A (broad): A plain edge moulding passes along each side and across the top of the panel. It contains interlace, using median-incised strands, and consisting of a bar terminal and either a simple pattern F loop (Carrick Bend) or a free ring with diagonals. The strands are flat and median-incised. There are two pellet fillers on the left-hand side.

B (narrow): A plain double edge moulding surrounds the top of the panel which contains what is either the upper part of an S-shaped meander, or the end of an angular two-strand twist.

C (broad): This face has a moulding identical with face A's, and contains the remains of an interlace executed in flat median-incised strands. There is a bar-terminal and either a free ring and diagonals or a simple pattern F (Carrick Bend) loop.

D (narrow): A narrow flat edge moulding runs round the top of the panel. Within it another strip of the same width follows it and is decorated with step pattern. Within this is a narrow, rectangular, plain moulding containing an S-shaped meander.

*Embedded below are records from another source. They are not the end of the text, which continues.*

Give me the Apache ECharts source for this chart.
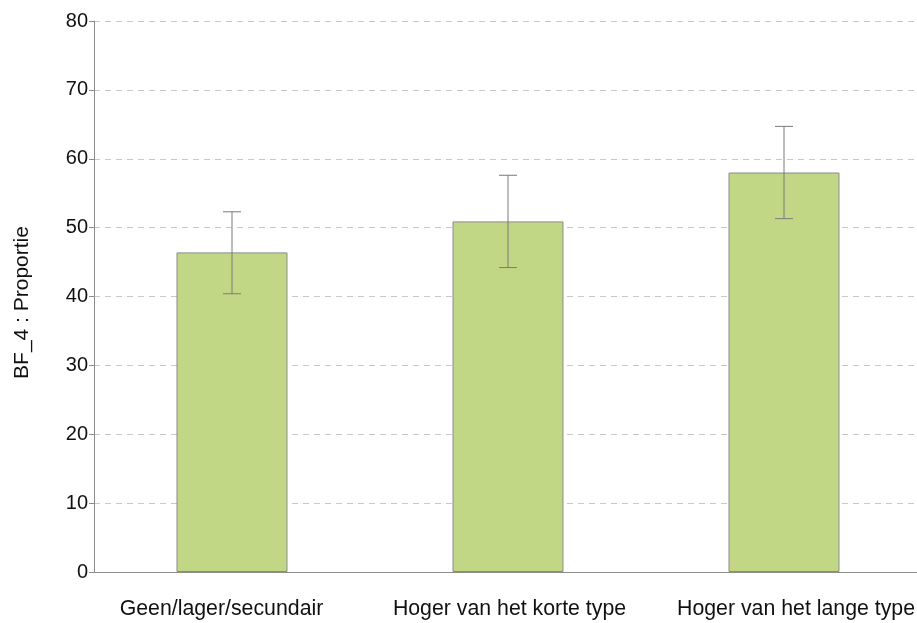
<!DOCTYPE html>
<html>
<head>
<meta charset="utf-8">
<script src="https://cdn.jsdelivr.net/npm/echarts@6/dist/echarts.min.js"></script>
<style>
  html, body { margin: 0; padding: 0; background: #fff; overflow: hidden; }
  #wrap { width: 917px; height: 623px; overflow: hidden; }
  #chart { width: 923px; height: 623px; }
</style>
</head>
<body>
<div id="wrap"><div id="chart"></div></div>
<script>
// Education levels and the proportion (%) answering BF_4, with confidence bounds
const categories = ['Geen/lager/secundair', 'Hoger van het korte type', 'Hoger van het lange type'];
const proportions = [46.4, 50.9, 58.0];
const lowerBounds = [40.4, 44.2, 51.3];
const upperBounds = [52.3, 57.6, 64.7];
const yTicks = [0, 10, 20, 30, 40, 50, 60, 70, 80];

const chart = echarts.init(document.getElementById('chart'));

const errorData = categories.map((c, i) => [i, lowerBounds[i], upperBounds[i]]);
const labelFont = { color: '#111', fontFamily: 'Liberation Sans', fontSize: 21.3 };

chart.setOption({
  animation: false,
  grid: { left: 94, right: 1, top: 21, bottom: 51 },
  xAxis: {
    type: 'category',
    data: categories,
    axisLine: { lineStyle: { color: '#8c8c8c', width: 1 } },
    axisTick: { show: false },
    axisLabel: {
      interval: 0,
      margin: 27,
      formatter: function (value, index) { return '{c' + index + '|' + value + '}'; },
      rich: {
        c0: Object.assign({ padding: [0, 21, 0, 0] }, labelFont),
        c1: Object.assign({ padding: [0, 0, 0, 3] }, labelFont),
        c2: Object.assign({ padding: [0, 0, 0, 24] }, labelFont)
      }
    }
  },
  yAxis: {
    type: 'value',
    min: yTicks[0],
    max: yTicks[yTicks.length - 1],
    interval: 10,
    name: 'BF_4 : Proportie',
    nameLocation: 'middle',
    nameGap: 61,
    nameTextStyle: { color: '#111', fontFamily: 'Liberation Sans', fontSize: 21, padding: [0, 12, 0, 0] },
    axisLine: { show: true, lineStyle: { color: '#8c8c8c', width: 1 } },
    axisTick: { show: true, length: 5, lineStyle: { color: '#8c8c8c' } },
    axisLabel: { color: '#111', fontFamily: 'Liberation Sans', fontSize: 20, margin: 6 },
    splitLine: { show: true, lineStyle: { color: '#c8c8c8', type: [6, 5], width: 1 } }
  },
  series: [
    {
      type: 'bar',
      data: proportions,
      barWidth: '40.2%',
      itemStyle: { color: '#c2d786', borderColor: '#8a8a8a', borderWidth: 1 }
    },
    {
      type: 'custom',
      data: errorData,
      z: 10,
      renderItem: function (params, api) {
        const x = api.value(0);
        const lo = api.coord([x, api.value(1)]);
        const hi = api.coord([x, api.value(2)]);
        const half = 9;
        const style = { stroke: '#7a7a7a', lineWidth: 1 };
        return {
          type: 'group',
          children: [
            { type: 'line', shape: { x1: lo[0], y1: lo[1], x2: hi[0], y2: hi[1] }, style: style },
            { type: 'line', shape: { x1: lo[0] - half, y1: lo[1], x2: lo[0] + half, y2: lo[1] }, style: style },
            { type: 'line', shape: { x1: hi[0] - half, y1: hi[1], x2: hi[0] + half, y2: hi[1] }, style: style }
          ]
        };
      }
    }
  ]
});
</script>
</body>
</html>
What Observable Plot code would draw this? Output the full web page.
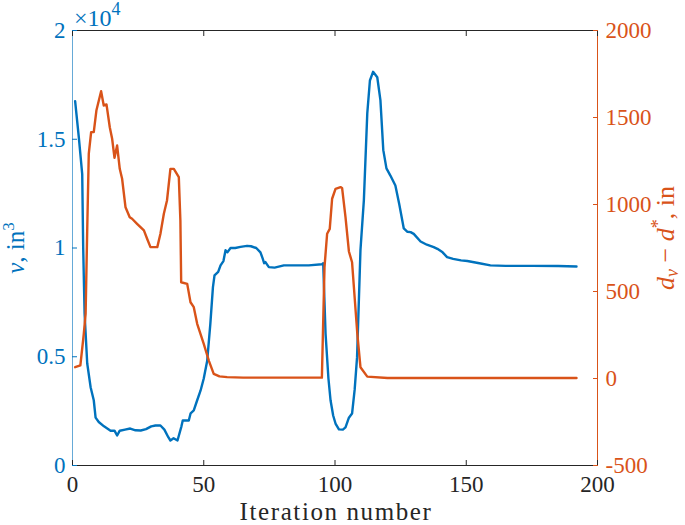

E (top): There are slight, roundish depressions in the top of the stone.

Discussion

The pronounced taper of the stone suggests that it formed either the top of a cross-shaft or the upper arm of a cross-head. The inner decorative mouldings are found on no. 1, which may be a fragment of the same monument. The close packing of the interlace as well as the taste for closed circuit and straight line patterns, which may have come from the west, are found on many Anglo-Scandinavian monuments in North Yorkshire. The depressions in the top of the fragment seem too shallow for dowel holes but may have been seats for a cross-head of a composite monument.

Date
Tenth century
References
Collingwood 1911a, 299, figs. a–e on 298; Collingwood 1912a, 126; Collingwood 1927, 128, fig. 139; Pevsner 1966, 274
Endnotes
1. The following is a general reference to the Nunnington stones: Allen and Browne 1885, 353.